“Many OPRFHS teachers are successfully exploring and implementing more equitable grading practices such as: utilizing aspects of competency-based grading, eliminating zeros from the grade book, and encouraging and rewarding growth over time”
Oak Park and River Forest High School in Illinois is implementing a new grading plan for the 2022-2023 school year that will take certain racial differences into account.
They’re not going to assign grades based on race, but they will stop penalizing certain students for tardiness, not turning in assignments, etc.
The West Cook News released this report, which the school disputed:
OPRF to implement race-based grading system in 2022-23 school year
Oak Park and River Forest High School administrators will require teachers next school year to adjust their classroom grading scales to account for the skin color or ethnicity of its students.
School board members discussed the plan called “Transformative Education Professional Development & Grading” at a meeting on May 26, presented by Assistant Superintendent for Student Learning Laurie Fiorenza.
In an effort to equalize test scores among racial groups, OPRF will order its teachers to exclude from their grading assessments variables it says disproportionally hurt the grades of black students. They can no longer be docked for missing class, misbehaving in school or failing to turn in their assignments, according to the plan.
“Traditional grading practices perpetuate inequities and intensify the opportunity gap,” reads a slide in the PowerPoint deck outlining its rationale and goals.
The school released this statement:
Statement regarding grading practices
It has come to the District’s attention that a recent article in the online West Cook News inaccurately states that at the Board of Education’s May 26 meeting, Oak Park and River Forest High School announced that it will implement a race-based grading system in the 2022-2023 school year. This is not true.

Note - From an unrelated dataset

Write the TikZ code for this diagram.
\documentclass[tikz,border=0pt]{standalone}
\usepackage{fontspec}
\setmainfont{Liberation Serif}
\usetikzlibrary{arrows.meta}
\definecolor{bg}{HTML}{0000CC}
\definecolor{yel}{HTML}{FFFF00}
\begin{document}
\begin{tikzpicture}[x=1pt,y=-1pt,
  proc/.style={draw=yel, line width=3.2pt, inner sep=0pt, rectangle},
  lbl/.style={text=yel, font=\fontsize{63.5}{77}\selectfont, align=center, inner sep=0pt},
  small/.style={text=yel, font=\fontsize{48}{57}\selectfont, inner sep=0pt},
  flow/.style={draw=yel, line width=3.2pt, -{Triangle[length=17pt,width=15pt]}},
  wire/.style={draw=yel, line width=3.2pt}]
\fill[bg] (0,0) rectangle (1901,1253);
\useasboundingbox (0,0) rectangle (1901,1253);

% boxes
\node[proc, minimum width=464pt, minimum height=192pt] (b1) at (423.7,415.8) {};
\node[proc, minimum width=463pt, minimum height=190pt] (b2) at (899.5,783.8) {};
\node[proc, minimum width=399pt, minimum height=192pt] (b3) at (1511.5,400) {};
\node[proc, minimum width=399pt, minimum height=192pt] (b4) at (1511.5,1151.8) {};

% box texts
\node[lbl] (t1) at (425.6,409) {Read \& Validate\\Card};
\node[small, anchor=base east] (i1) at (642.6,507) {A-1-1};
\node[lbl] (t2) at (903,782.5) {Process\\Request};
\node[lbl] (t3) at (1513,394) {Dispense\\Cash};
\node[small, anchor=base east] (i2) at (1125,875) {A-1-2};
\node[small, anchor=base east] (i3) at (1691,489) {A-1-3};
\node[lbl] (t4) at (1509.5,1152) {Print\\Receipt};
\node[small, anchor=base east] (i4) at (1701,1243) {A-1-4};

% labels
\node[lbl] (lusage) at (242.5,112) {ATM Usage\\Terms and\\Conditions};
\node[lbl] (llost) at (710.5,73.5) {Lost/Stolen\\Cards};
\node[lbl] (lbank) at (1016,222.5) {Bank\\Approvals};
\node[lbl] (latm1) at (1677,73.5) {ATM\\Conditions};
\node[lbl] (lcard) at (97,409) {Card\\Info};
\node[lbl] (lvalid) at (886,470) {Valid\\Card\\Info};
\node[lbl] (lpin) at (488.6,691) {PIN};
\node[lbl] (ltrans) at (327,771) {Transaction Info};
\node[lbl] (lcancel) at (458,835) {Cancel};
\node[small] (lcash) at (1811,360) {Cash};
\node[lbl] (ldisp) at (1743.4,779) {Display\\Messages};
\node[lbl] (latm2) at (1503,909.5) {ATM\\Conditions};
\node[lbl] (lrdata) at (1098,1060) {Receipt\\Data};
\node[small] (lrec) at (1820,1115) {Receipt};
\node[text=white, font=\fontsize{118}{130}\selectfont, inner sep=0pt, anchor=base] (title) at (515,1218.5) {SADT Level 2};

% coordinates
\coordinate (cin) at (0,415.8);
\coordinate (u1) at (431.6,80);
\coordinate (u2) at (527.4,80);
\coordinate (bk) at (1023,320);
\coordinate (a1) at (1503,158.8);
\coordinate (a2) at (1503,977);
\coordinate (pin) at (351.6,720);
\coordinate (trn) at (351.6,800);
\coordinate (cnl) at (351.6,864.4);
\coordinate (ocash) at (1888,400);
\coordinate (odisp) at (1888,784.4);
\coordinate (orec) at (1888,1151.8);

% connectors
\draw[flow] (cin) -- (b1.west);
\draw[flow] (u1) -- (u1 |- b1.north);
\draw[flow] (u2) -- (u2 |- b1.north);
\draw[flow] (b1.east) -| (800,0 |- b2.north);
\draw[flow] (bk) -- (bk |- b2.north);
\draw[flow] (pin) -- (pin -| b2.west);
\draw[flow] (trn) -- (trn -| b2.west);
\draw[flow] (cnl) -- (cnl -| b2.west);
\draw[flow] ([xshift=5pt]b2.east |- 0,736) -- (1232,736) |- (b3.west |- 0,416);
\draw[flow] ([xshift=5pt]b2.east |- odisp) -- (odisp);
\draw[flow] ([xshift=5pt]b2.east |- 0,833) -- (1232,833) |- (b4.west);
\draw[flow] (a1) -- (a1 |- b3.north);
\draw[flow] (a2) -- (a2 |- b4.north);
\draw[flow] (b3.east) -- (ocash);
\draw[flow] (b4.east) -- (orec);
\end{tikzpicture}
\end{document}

OPRFHS does not, nor has it ever had a plan to, grade any students differently based on race. The article contains a variety of misleading and inaccurate statements. The article’s mischaracterization of the Board meeting is unfortunate and has caused unnecessary confusion.

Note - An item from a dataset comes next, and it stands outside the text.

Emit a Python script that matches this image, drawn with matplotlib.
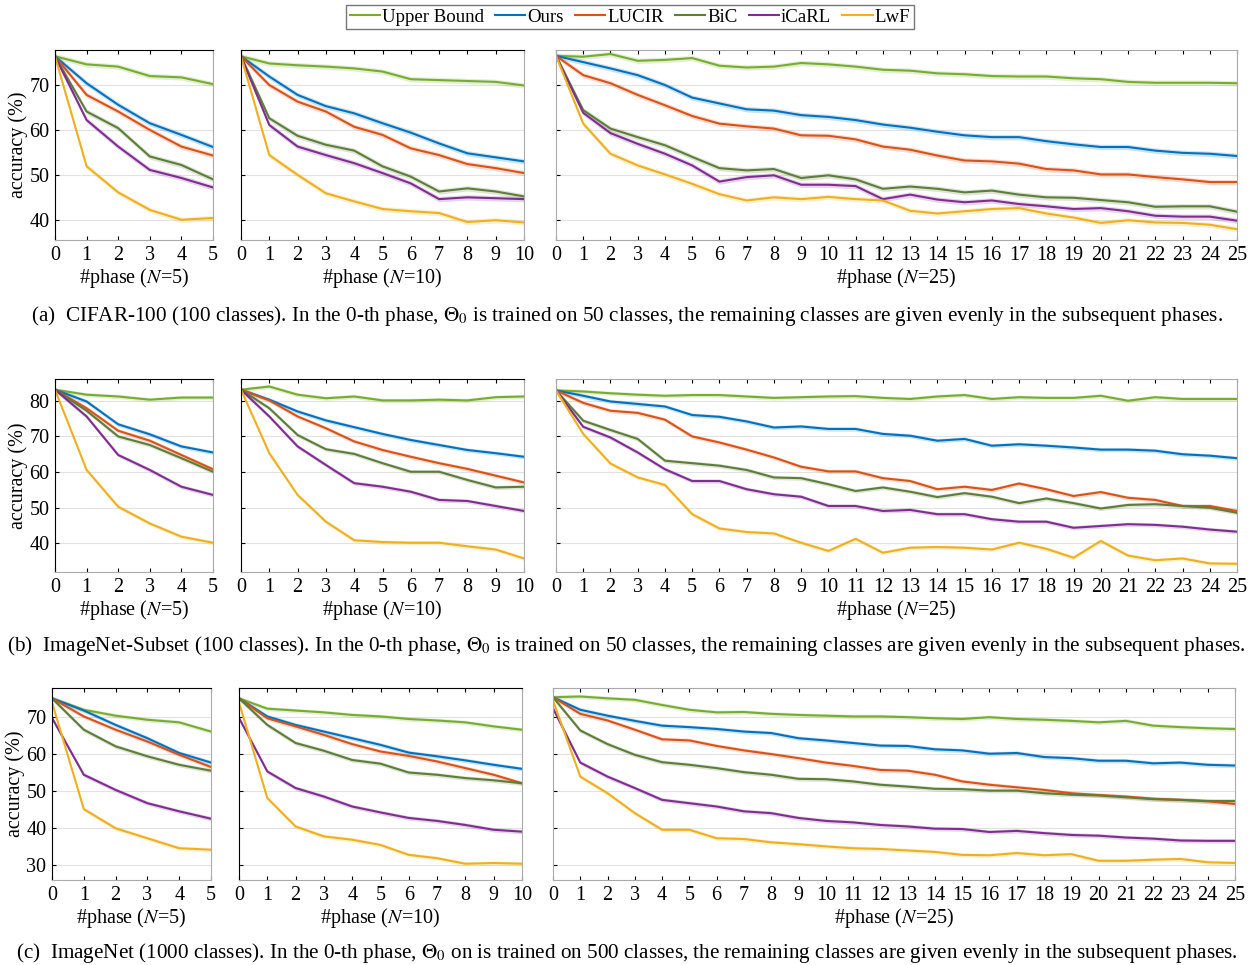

As part of the Board of Education’s strategic plan, the OPRFHS Grading and Assessment Committee was formed to examine national research on objective, unbiased practices for determining whether students have mastered academic content. At the Board of Education’s May 26 meeting, the administration’s representative to the OPRFHS Grading and Assessment Committee provided an initial report that included a progress update on the committee’s examination of grading practices.
At no time were any statements made recommending that OPRF implement a race-based grading approach.
Prior to implementing grading changes, if any, recommendations will be made to the Board at a public meeting. Again, contrary to the title of the article, the district has not implemented, and has no intention of implementing, any grading and assessment policy based on race.
The Defense of Freedom Institute has already filed a complaint about this:
Pursuant to the discrimination complaint resolution procedures of the U.S. Department of Education’s Office for Civil Rights (“OCR”), DFI brings this federal civil rights complaint against Oak Park and River Forest School District 200 (“District 200”) in Oak Park, Illinois for discrimination on the basis of race, color, and national origin in programs or activities that receive federal financial assistance in violation of Title VI of the Civil Rights Act of 1964 (“Title VI”)1 and the Equal Protection Clause of the 14th Amendment of the U.S. Constitution. DFI files this complaint as an interested third-party organization that strongly supports constitutional and statutory prohibitions on school policies that are based on race-based stereotypes or that arise from adverse or preferential treatment based on race.